This Day in History

Aug. 15: 1975: Joan Little Acquitted

Time Periods: Post-Civil Rights Era: 1975 - 2000
Themes: African American, Criminal Justice & Incarceration

Joan Little (left) and one of her attorneys (Karen Galloway) wait for an elevator July 14, 1975 in the Wake County Courthouse where Little was on trial for the 1974 stabbing death of one of her jailers. Source: Washington Area Spark.

Joan* Little was acquitted on this day in 1975, the first woman in U.S. history to be acquitted using the defense that she used deadly force to resist sexual assault. She had killed a guard in self-defense while incarcerated.

Her case received national attention, leading her to say:

My life is not in the hands of the court. My life is in the hands of the people.

There were “Joanne Little Legal Defense Committees” all over the United States, including a local chapter formed by Rosa Parks in Detroit.

The Washington Area Spark offers the following description:

Little was jailed for minor crimes in the Beauford County, North Carolina jail. On August 27, 1974 white guard Clarence Alligood was found dead on Joan Little’s bunk naked from the waist down with stab wounds to his temple and heart. Semen was later discovered on his leg.

Little claimed self defense against sexual assault but was charged with first degree murder.

The case attracted national attention in part because Little would have received the death penalty if convicted. Civil rights advocates, death penalty opponents and women’s rights advocates all rallied to her defense.

Source: U.S. Prison Culture website.

The jury of six African Americans and six whites deliberated for about an hour and a half before delivering a not guilty verdict.

Little may have been the first woman in United States history to be acquitted using the defense that she used deadly force to resist sexual assault. Her case also has become classic in legal circles as a pioneering instance of the application of scientific jury selection. Read in full.

The blog Prison Culture asks,

One has to wonder what it would take to build a similar coalition of groups and individuals in 2011 to take aim at dismantling the unjust prison industrial complex. The “Free Joan Little” movement is instructive because it underscores that it is possible to come together to address prisoner injustice and to WIN. Continue reading ‘Free Joan Little’: Reflections on Prisoner Resistance and Movement-Building.

Read more in Black Herstory: The Trial of the Decade at Ms. Magazine and At the Dark End of the Street: Black Women, Rape, and Resistance — A New History of the Civil Rights Movement from Rosa Parks to the Rise of Black Power.

Listen to the song Joanne Little by Bernice Johnson Reagon, sung by Sweet Honey in the Rock. It became an anthem for the “Free Joan Little” movement. (Lyrics below.)

I always walked by the golden rule, steered clear of controversy …

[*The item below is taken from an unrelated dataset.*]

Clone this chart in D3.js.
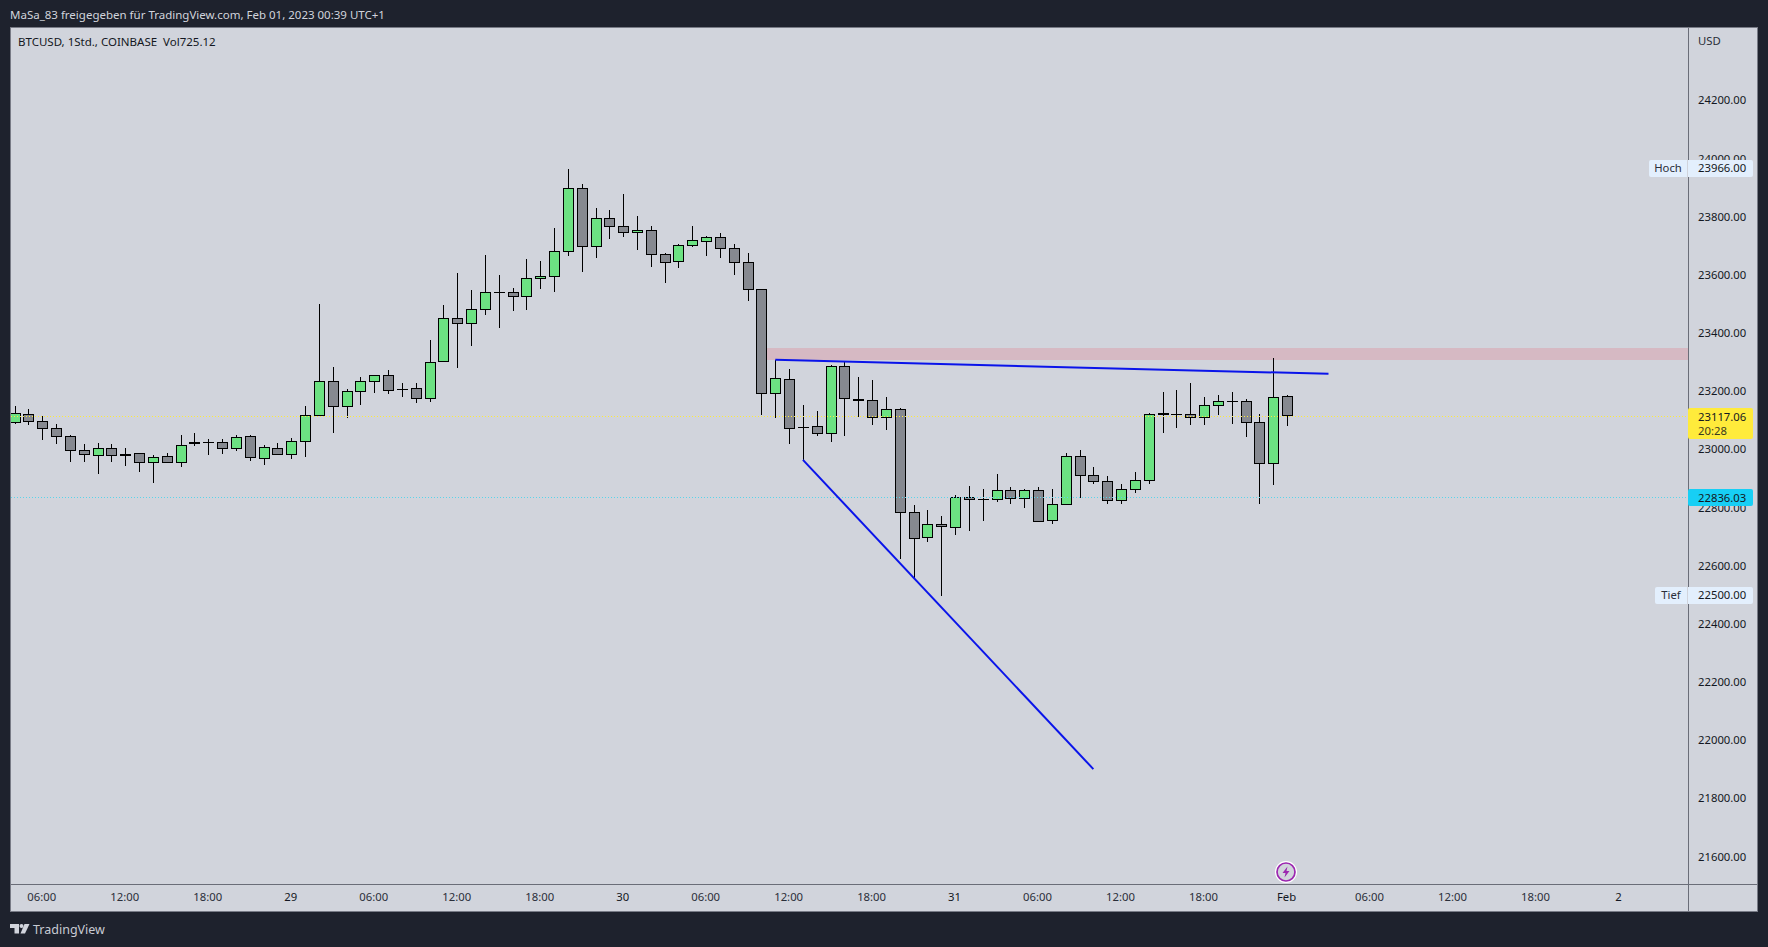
<!DOCTYPE html>
<html>
<head>
<meta charset="utf-8">
<title>BTCUSD 1Std.</title>
<script src="https://cdn.jsdelivr.net/npm/d3@7"></script>
<style>
	html, body { margin: 0; padding: 0; background: #1e222d; }
	svg { display: block; font-family: "Noto Sans", sans-serif; }
</style>
</head>
<body>
<svg id="chart" width="1768" height="947"></svg>
<script>
// candles, 1 hour each, first one is Jan 28 04:00
var startTime = Date.UTC(2023, 0, 28, 4);
var opens = [23095,23124,23100,23076,23048,23000,22982,23007,22986,22990,
	22958,22979,22958,23020,23028,23028,23006,23048,22971,23007,
	22985,23030,23119,23237,23150,23202,23236,23258,23211,23213,
	23178,23303,23454,23436,23484,23543,23543,23528,23590,23597,
	23683,23901,23700,23798,23770,23746,23756,23674,23649,23704,
	23717,23732,23695,23646,23554,23195,23244,23079,23083,23057,
	23289,23178,23172,23110,23141,22787,22700,22746,22734,22839,
	22832,22830,22863,22834,22863,22758,22813,22979,22914,22894,
	22827,22865,22896,23128,23124,23124,23112,23154,23169,23169,
	23096,22954,23186];
var highs = [23153,23142,23117,23091,23053,23022,23025,23022,23008,22990,
	22984,22991,23053,23060,23039,23039,23053,23053,23018,23025,
	23043,23153,23503,23287,23211,23252,23258,23276,23232,23232,
	23378,23500,23610,23551,23672,23603,23558,23658,23651,23764,
	23966,23916,23833,23826,23881,23806,23771,23679,23709,23771,
	23737,23747,23709,23679,23554,23311,23280,23156,23135,23293,
	23304,23252,23242,23183,23146,22812,22795,22774,22847,22877,
	22867,22919,22874,22867,22874,22867,22991,23001,22943,22912,
	22884,22926,23128,23201,23208,23232,23183,23190,23201,23177,
	23125,23318,23190];
var lows = [23091,23087,23036,23022,22960,22960,22919,22960,22946,22926,
	22888,22958,22943,23015,22984,22987,22998,22963,22950,22985,
	22970,22977,23119,23060,23111,23156,23197,23194,23183,23163,
	23166,23303,23283,23359,23465,23421,23479,23483,23555,23544,
	23668,23613,23661,23727,23734,23689,23630,23575,23627,23699,
	23668,23661,23603,23514,23122,23111,23022,22967,23049,23029,
	23049,23114,23087,23070,22627,22561,22685,22500,22709,22723,
	22757,22822,22816,22802,22755,22747,22813,22836,22884,22816,
	22816,22853,22884,23060,23077,23087,23087,23122,23091,23046,
	22816,22881,23084];
var closes = [23127,23099,23075,23047,22999,22985,23007,22982,22982,22958,
	22976,22958,23017,23028,23028,23006,23045,22975,23010,22985,
	23031,23120,23237,23150,23203,23237,23258,23205,23206,23178,
	23303,23454,23436,23485,23543,23543,23528,23591,23598,23684,
	23901,23700,23798,23769,23746,23756,23673,23645,23705,23722,
	23732,23693,23645,23552,23195,23248,23075,23079,23057,23289,
	23178,23171,23110,23141,22786,22696,22746,22738,22839,22830,
	22832,22863,22834,22863,22755,22814,22979,22913,22892,22827,
	22866,22897,23124,23123,23124,23112,23155,23169,23169,23095,
	22954,23182,23117];

var priceTicks = [24200,24000,23800,23600,23400,23200,23000,22800,22600,22400,22200,22000,21800,21600];
var timeTicks = ["2023-01-28T06:00Z","2023-01-28T12:00Z","2023-01-28T18:00Z","2023-01-29T00:00Z","2023-01-29T06:00Z",
	"2023-01-29T12:00Z","2023-01-29T18:00Z","2023-01-30T00:00Z","2023-01-30T06:00Z","2023-01-30T12:00Z",
	"2023-01-30T18:00Z","2023-01-31T00:00Z","2023-01-31T06:00Z","2023-01-31T12:00Z","2023-01-31T18:00Z",
	"2023-02-01T00:00Z","2023-02-01T06:00Z","2023-02-01T12:00Z","2023-02-01T18:00Z","2023-02-02T00:00Z"];
var timeLabels = ["06:00","12:00","18:00","29","06:00","12:00","18:00","30","06:00","12:00",
	"18:00","31","06:00","12:00","18:00","Feb","06:00","12:00","18:00","2"];

// drawings: [hours after startTime, price]
var resistanceLine = [[55, 23311], [95, 23263]];
var supportLine = [[57, 22967], [78, 21904]];
var zoneTop = 23352, zoneBottom = 23311, zoneStart = 54;

var lastPrice = 23117.06, countdown = "20:28", lowLevel = 22836.03;
var highPrice = 23966, lowPrice = 22500;

var fmt = d3.format(".2f");
var paneLeft = 11, paneRight = 1688, paneTop = 28, paneBottom = 884, axisRight = 1757, axisBottom = 911;
var axisFont = 11.3;

var x = d3.scaleUtc()
	.domain([new Date("2023-01-28T06:00Z"), new Date("2023-02-01T00:00Z")])
	.range([42.3, 1287]);
var y = d3.scaleLinear().domain([21600, 24200]).range([857.5, 101.3]);
function timeAt(h) { return new Date(startTime + h * 3600000); }

var svg = d3.select("#chart");
svg.append("rect").attr("x", paneLeft - 1).attr("y", paneTop - 1)
	.attr("width", axisRight - paneLeft + 2).attr("height", axisBottom - paneTop + 2)
	.attr("fill", "#787b86");
svg.append("rect").attr("x", paneLeft).attr("y", paneTop)
	.attr("width", axisRight - paneLeft).attr("height", axisBottom - paneTop)
	.attr("fill", "#d1d4dc");

svg.append("defs").append("clipPath").attr("id", "pane").append("rect")
	.attr("x", paneLeft).attr("y", paneTop)
	.attr("width", paneRight - paneLeft).attr("height", paneBottom - paneTop);
var pane = svg.append("g").attr("clip-path", "url(#pane)");

// zone behind candles
pane.append("rect")
	.attr("x", Math.round(x(timeAt(zoneStart))))
	.attr("y", Math.round(y(zoneTop)))
	.attr("width", paneRight - Math.round(x(timeAt(zoneStart))))
	.attr("height", Math.round(y(zoneBottom)) - Math.round(y(zoneTop)))
	.attr("fill", "#f23645").attr("opacity", 0.17);

var candles = pane.selectAll("g.candle").data(opens).enter().append("g").attr("class", "candle");
candles.each(function(o, i) {
	var g = d3.select(this);
	var cx = Math.round(x(timeAt(i)));
	var yTop = Math.round(y(Math.max(o, closes[i])));
	var yBot = Math.round(y(Math.min(o, closes[i])));
	var h = Math.max(1, yBot - yTop);
	g.append("rect").attr("x", cx).attr("width", 1)
		.attr("y", Math.round(y(highs[i])))
		.attr("height", Math.round(y(lows[i])) - Math.round(y(highs[i])))
		.attr("fill", "#000");
	g.append("rect").attr("x", cx - 5).attr("width", 11).attr("y", yTop).attr("height", h).attr("fill", "#000");
	if (h > 2) {
		g.append("rect").attr("x", cx - 4).attr("width", 9).attr("y", yTop + 1).attr("height", h - 2)
			.attr("fill", closes[i] > o ? "#6ce282" : "#868990");
	}
});

// price lines
function priceLine(p, color) {
	var py = Math.floor(y(p) - 0.1) + 0.5;
	pane.append("line").attr("x1", paneLeft).attr("x2", paneRight)
		.attr("y1", py).attr("y2", py)
		.attr("stroke", color).attr("stroke-dasharray", "1 2");
}
priceLine(lastPrice, "#ffeb3b");
priceLine(lowLevel, "#5ad4ea");

// trend lines
var trend = d3.line().x(function(d) { return x(timeAt(d[0])); }).y(function(d) { return y(d[1]); });
[resistanceLine, supportLine].forEach(function(l) {
	pane.append("path").attr("d", trend(l)).attr("fill", "none")
		.attr("stroke", "#0a14ea").attr("stroke-width", 2);
});

// right axis
svg.append("g").attr("transform", "translate(" + paneRight + ",-1)")
	.call(d3.axisRight(y).tickValues(priceTicks).tickFormat(fmt).tickSize(0).tickPadding(10))
	.call(function(g) { g.select(".domain").remove(); })
	.selectAll("text").attr("font-size", axisFont).attr("font-family", "Noto Sans").attr("fill", "#131722");

// bottom axis
svg.append("g").attr("transform", "translate(-1," + (paneBottom + 1) + ")")
	.call(d3.axisBottom(x).tickValues(timeTicks.map(function(d) { return new Date(d); }))
		.tickFormat(function(d, i) { return timeLabels[i]; }).tickSize(0).tickPadding(8))
	.call(function(g) { g.select(".domain").remove(); })
	.selectAll("text").attr("font-size", axisFont).attr("font-family", "Noto Sans")
	.attr("fill", function(d, i) { return timeLabels[i].indexOf(":") < 0 ? "#131722" : "#2a2e39"; });

// axis border lines
svg.append("rect").attr("x", paneRight).attr("y", paneTop).attr("width", 1).attr("height", axisBottom - paneTop).attr("fill", "#6a6d78");
svg.append("rect").attr("x", paneLeft).attr("y", paneBottom).attr("width", axisRight - paneLeft).attr("height", 1).attr("fill", "#6a6d78");

function label(t, px, py, size, color, anchor) {
	return svg.append("text").text(t).attr("x", px).attr("y", py).attr("font-size", size)
		.attr("fill", color).attr("text-anchor", anchor || "start");
}

// side tags
function sideTag(name, value, left) {
	var cy = Math.round(y(value));
	svg.append("rect").attr("x", left).attr("y", cy - 9).attr("width", 1753 - left).attr("height", 17)
		.attr("rx", 2).attr("fill", "#e3effd");
	svg.append("rect").attr("x", 1687).attr("y", cy - 9).attr("width", 1).attr("height", 17).attr("fill", "#d1d4dc");
	label(name, (left + 1687) / 2, cy + 3, axisFont, "#2a2e39", "middle");
	label(fmt(value), 1698, cy + 3, axisFont, "#131722");
}
sideTag("Hoch", highPrice, 1649);
sideTag("Tief", lowPrice, 1655);

svg.append("rect").attr("x", 1688).attr("y", 408).attr("width", 65).attr("height", 31).attr("rx", 2).attr("fill", "#ffeb3b");
label(fmt(lastPrice), 1698, 420.5, axisFont, "#131722");
label(countdown, 1698, 435, axisFont, "#3a3a20");
svg.append("rect").attr("x", 1688).attr("y", 489).attr("width", 65).attr("height", 17).attr("rx", 2).attr("fill", "#17cff5");
label(fmt(lowLevel), 1698, 501.5, axisFont, "#131722");

label("USD", 1698, 45, axisFont, "#2a2e39");
label("BTCUSD, 1Std., COINBASE  Vol725.12", 18, 46, 11.5, "#131722").attr("xml:space", "preserve");
label("MaSa_83 freigegeben für TradingView.com, Feb 01, 2023 00:39 UTC+1", 10, 19, 11.5, "#d1d4dc");
label("TradingView", 33, 934, 12.5, "#c8cbd3");

// logo
var logo = svg.append("g").attr("fill", "#d1d4dc").attr("transform", "translate(10,924)");
logo.append("path").attr("d", "M0 0H9V9.5H4.5V4H0Z");
logo.append("circle").attr("cx", 11.5).attr("cy", 2).attr("r", 2);
logo.append("path").attr("d", "M14.5 0H19.5L15 9.5H10.5Z");

// lightning marker at the day break
var mark = svg.append("g").attr("transform", "translate(" + (x(new Date("2023-02-01T00:00Z")) - 1) + ",872)");
mark.append("circle").attr("r", 11).attr("fill", "#fff");
mark.append("circle").attr("r", 9).attr("fill", "#d1d4dc").attr("stroke", "#9c27b0").attr("stroke-width", 1.7);
mark.append("path").attr("d", "M1.5 -5.5L-3.5 1H-0.5L-1.5 5.5L3.5 -1H0.5Z").attr("fill", "#9c27b0");
</script>
</body>
</html>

Till along come this woman, little over five feet tall

Charged and jailed with breaking the law …

First-degree murder she was on the loose, Joanne …What is she to you?

Joanne Little, she’s my sister. Joanne Little, she’s our mama. Joanne

Little, she’s your lover. Joanne’s the woman who’s gonna carry your

child…

This is 1975 at it most oppressive best.

North Carolina state, the pride of this land, made her an outlaw…

Tell me what she did to deserve this name?

Killed a man who thought she was fair game.

When I heard the news, I screamed inside.

Lost all my cool. My anger I could not hide. …

Joanne is you. Joanne is me. Our prison is the whole society

’cause we live in a land that’ll bring all pressure to bear

on the head of a woman whose position we share.

*Note Joan is pronounced Jo-ann so often spelled Joann or Joanne.